Consumers and investors play a crucial role in driving genuine CSR by holding companies accountable and supporting responsible practices:

1. Informed Consumption

Consumers can support genuine CSR by making informed purchasing decisions. Researching companies’ CSR practices, seeking out third-party certifications, and choosing products from responsible brands can incentivize companies to prioritize CSR.

2. Active Engagement

Investors can promote genuine CSR by actively engaging with companies on social and environmental issues. Through shareholder resolutions, proxy voting, and dialogue with management, investors can advocate for improved CSR practices and transparency.

3. Sustainable Investment

Investing in companies with strong CSR performance and avoiding those with poor practices can drive positive change. Sustainable and responsible investment (SRI) funds and environmental, social, and governance (ESG) criteria are tools that investors can use to align their portfolios with their values.

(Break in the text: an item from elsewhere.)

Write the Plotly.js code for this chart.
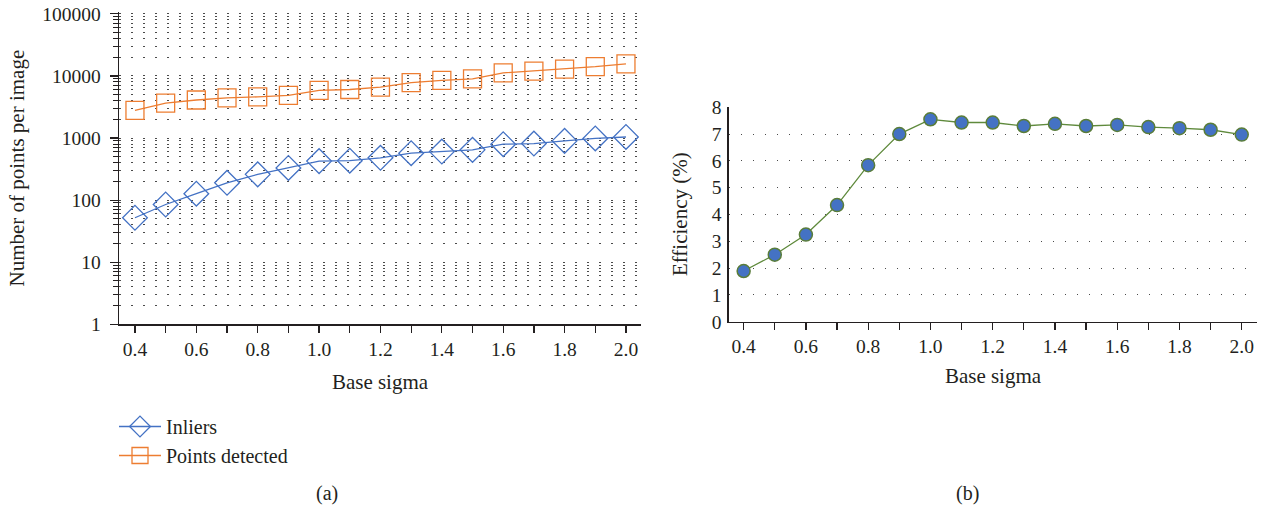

Corporate Social Responsibility (CSR)
photo credit: RDNE Stock Project / Pexels

Conclusion

Corporate Social Responsibility has the potential to drive significant positive change for society and the environment while benefiting companies through enhanced reputation, customer loyalty, and operational resilience. However, the effectiveness of CSR depends on the authenticity and depth of the initiatives.

Superficial or misleading CSR practices can undermine trust and fail to deliver meaningful impact. By setting clear goals, engaging stakeholders, ensuring transparency, and integrating CSR into core business strategies, companies can achieve genuine and sustainable outcomes. Consumers and investors also play a vital role in promoting responsible practices by supporting companies that demonstrate a true commitment to CSR.

Ultimately, the goal is to create a business landscape where social and environmental responsibility are integral to success and growth.